# SHORT PROBLEM
Quote the listing below word for word, stopping after the line that contains "years_s = [y".

# INFORMATION SHOWN

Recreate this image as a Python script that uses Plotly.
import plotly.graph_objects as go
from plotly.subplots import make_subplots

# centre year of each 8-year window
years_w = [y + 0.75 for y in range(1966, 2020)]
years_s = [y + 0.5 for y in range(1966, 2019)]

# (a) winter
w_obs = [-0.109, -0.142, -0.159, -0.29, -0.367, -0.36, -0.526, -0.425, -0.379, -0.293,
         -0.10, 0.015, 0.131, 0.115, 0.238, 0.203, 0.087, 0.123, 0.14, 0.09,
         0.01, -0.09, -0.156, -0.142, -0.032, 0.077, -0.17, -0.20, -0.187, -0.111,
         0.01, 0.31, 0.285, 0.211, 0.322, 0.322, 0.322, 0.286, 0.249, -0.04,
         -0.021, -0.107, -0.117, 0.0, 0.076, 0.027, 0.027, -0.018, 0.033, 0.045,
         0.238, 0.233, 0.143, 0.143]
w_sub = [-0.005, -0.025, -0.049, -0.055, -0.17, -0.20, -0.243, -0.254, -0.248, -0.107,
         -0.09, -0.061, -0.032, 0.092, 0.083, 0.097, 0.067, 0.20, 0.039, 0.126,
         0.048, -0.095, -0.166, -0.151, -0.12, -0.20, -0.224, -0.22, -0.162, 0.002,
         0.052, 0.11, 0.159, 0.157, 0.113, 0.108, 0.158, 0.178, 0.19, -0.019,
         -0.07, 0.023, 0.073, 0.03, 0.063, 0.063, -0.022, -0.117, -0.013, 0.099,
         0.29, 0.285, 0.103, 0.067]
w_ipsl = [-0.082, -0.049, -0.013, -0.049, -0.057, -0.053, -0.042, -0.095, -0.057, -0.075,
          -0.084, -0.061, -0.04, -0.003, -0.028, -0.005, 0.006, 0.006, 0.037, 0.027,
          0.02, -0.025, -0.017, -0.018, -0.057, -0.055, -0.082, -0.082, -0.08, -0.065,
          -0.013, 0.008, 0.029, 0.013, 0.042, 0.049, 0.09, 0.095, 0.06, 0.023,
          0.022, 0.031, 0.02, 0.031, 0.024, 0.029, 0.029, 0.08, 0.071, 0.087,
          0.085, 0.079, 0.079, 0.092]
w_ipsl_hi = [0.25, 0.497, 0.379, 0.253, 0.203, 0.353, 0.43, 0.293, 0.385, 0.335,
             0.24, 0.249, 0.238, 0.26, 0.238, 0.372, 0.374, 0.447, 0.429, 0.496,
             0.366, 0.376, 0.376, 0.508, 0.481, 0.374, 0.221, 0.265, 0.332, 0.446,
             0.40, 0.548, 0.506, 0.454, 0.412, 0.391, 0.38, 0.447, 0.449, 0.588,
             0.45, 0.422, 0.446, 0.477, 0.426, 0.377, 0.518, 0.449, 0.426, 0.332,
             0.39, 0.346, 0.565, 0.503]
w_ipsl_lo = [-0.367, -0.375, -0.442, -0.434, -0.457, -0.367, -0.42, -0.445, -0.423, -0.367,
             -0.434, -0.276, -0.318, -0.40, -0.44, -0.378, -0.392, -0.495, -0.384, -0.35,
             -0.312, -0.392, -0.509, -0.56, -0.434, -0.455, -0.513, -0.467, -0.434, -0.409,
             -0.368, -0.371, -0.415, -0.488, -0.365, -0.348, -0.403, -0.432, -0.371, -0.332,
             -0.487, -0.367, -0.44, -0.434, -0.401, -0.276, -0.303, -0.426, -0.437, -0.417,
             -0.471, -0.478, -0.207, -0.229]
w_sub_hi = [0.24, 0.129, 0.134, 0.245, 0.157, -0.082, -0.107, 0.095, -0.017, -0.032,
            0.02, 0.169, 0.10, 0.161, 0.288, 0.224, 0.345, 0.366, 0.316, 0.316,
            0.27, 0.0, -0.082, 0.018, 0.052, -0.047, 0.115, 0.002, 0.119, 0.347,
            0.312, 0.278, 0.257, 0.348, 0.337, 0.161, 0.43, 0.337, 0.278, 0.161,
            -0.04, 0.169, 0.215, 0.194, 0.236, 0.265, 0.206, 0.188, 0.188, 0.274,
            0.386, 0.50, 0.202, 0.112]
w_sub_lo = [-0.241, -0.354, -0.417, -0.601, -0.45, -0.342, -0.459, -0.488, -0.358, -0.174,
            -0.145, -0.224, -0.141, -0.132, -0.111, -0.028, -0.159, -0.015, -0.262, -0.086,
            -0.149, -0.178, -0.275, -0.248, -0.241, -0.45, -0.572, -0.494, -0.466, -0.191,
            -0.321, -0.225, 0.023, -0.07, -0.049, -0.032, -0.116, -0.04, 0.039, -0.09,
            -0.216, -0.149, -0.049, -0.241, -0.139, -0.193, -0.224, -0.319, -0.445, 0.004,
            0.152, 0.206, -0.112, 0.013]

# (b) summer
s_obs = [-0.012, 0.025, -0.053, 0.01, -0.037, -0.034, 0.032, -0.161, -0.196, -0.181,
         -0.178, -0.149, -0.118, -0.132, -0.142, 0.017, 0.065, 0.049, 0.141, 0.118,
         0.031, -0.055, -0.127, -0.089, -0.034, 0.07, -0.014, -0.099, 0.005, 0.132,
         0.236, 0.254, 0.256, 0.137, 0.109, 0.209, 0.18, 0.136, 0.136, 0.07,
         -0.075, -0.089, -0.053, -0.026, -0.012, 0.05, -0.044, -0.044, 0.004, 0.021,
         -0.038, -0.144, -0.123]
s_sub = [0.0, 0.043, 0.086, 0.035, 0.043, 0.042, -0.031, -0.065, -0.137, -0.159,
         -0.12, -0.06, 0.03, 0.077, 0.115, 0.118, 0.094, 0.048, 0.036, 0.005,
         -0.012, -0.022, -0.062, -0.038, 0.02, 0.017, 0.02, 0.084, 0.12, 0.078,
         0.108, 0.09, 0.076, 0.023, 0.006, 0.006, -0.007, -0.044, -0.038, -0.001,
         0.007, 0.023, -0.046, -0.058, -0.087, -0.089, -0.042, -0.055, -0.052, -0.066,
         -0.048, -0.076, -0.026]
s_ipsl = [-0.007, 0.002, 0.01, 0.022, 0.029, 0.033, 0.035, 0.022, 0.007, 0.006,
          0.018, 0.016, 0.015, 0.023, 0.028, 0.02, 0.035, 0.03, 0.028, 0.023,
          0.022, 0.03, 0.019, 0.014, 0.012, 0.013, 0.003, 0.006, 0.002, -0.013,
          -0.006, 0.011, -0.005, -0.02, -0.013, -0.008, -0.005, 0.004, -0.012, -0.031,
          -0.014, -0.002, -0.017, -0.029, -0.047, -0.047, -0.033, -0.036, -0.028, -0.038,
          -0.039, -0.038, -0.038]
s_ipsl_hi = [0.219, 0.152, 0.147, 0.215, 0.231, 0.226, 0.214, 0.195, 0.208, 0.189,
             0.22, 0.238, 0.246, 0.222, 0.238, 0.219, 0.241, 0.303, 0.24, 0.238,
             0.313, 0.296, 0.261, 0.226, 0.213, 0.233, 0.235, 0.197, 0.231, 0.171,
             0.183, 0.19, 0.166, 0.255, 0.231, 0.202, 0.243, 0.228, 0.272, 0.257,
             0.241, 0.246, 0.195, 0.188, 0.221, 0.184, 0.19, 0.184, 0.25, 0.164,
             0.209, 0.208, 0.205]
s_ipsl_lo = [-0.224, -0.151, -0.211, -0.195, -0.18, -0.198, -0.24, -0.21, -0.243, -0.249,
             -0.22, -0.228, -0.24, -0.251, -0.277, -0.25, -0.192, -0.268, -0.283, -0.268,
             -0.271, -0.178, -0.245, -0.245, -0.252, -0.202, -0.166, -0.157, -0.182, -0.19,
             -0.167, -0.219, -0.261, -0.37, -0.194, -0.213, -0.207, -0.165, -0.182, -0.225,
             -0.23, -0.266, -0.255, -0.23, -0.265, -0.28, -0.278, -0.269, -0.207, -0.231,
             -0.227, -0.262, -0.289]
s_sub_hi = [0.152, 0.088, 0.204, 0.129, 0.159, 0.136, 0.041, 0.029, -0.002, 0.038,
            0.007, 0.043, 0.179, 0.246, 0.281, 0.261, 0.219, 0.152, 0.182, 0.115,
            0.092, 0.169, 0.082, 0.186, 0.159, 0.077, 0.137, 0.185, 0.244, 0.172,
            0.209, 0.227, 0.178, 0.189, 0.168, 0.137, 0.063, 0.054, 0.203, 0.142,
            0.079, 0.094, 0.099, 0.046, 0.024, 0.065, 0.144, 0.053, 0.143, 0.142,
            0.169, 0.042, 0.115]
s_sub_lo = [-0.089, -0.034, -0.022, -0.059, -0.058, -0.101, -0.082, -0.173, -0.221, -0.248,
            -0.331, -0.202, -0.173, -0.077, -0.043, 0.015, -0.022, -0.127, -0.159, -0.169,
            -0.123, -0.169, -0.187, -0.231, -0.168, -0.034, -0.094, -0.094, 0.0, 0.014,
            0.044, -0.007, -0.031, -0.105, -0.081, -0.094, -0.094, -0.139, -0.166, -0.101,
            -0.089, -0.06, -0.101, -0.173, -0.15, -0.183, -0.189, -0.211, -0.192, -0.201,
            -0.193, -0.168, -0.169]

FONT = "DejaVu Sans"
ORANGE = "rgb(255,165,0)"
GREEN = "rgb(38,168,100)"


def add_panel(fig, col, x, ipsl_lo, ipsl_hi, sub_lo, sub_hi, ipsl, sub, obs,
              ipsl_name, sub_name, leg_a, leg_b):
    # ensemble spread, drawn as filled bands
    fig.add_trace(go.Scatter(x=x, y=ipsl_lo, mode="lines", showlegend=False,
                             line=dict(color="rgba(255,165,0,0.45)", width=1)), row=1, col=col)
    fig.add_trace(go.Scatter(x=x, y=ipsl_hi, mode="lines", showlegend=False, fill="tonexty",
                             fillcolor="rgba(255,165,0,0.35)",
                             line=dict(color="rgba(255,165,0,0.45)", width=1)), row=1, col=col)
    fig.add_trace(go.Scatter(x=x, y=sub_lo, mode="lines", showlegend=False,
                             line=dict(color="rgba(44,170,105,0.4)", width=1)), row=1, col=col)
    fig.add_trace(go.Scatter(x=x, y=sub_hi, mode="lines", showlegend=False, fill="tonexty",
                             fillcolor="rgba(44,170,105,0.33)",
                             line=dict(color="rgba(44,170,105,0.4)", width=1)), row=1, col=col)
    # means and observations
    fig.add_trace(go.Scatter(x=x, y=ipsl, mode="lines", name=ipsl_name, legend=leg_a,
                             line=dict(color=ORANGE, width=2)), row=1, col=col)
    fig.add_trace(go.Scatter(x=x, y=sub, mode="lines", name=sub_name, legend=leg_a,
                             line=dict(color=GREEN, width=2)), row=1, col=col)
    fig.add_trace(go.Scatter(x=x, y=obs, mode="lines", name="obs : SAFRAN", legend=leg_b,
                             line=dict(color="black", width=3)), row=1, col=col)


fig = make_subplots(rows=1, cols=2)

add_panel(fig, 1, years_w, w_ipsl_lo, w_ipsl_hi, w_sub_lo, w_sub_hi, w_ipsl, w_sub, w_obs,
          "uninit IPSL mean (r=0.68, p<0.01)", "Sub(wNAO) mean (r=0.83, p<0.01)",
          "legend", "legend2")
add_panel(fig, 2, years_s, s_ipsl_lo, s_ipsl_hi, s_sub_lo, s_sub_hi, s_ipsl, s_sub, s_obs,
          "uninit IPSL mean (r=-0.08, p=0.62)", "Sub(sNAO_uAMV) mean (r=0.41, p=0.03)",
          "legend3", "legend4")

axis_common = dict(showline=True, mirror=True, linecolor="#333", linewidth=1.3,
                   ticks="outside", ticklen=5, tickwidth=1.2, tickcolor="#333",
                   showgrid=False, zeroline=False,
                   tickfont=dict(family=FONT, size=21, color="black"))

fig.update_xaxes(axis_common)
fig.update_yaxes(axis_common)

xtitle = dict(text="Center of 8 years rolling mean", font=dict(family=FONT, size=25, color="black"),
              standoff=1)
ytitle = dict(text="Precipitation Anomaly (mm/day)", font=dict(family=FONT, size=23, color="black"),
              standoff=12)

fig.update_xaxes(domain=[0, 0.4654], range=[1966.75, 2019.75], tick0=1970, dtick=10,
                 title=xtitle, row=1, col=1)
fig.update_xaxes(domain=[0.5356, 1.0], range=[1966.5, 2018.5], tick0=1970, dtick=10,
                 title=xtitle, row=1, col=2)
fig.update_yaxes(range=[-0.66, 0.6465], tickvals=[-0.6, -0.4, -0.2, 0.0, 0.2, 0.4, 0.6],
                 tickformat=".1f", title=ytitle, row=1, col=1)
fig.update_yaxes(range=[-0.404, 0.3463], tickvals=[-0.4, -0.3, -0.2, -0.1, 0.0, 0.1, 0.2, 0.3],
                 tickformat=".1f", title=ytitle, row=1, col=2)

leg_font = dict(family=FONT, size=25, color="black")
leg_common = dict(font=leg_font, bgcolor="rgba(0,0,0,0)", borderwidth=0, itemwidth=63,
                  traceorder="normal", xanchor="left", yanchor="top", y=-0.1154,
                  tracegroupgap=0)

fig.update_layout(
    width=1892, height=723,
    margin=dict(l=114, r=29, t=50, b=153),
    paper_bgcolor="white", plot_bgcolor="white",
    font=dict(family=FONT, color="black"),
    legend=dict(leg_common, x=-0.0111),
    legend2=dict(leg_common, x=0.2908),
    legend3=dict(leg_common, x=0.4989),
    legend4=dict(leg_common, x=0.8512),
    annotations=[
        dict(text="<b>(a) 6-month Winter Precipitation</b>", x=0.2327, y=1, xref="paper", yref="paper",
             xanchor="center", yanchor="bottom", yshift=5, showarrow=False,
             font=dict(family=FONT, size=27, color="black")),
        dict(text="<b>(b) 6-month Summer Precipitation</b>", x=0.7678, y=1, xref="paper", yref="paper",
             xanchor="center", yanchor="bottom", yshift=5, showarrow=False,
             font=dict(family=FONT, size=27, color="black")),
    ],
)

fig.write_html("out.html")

# OUTPUT OF THE TASK
Recreate this image as a Python script that uses Plotly.
import plotly.graph_objects as go
from plotly.subplots import make_subplots

# centre year of each 8-year window
years_w = [y + 0.75 for y in range(1966, 2020)]
years_s = [y + 0.5 for y in range(1966, 2019)]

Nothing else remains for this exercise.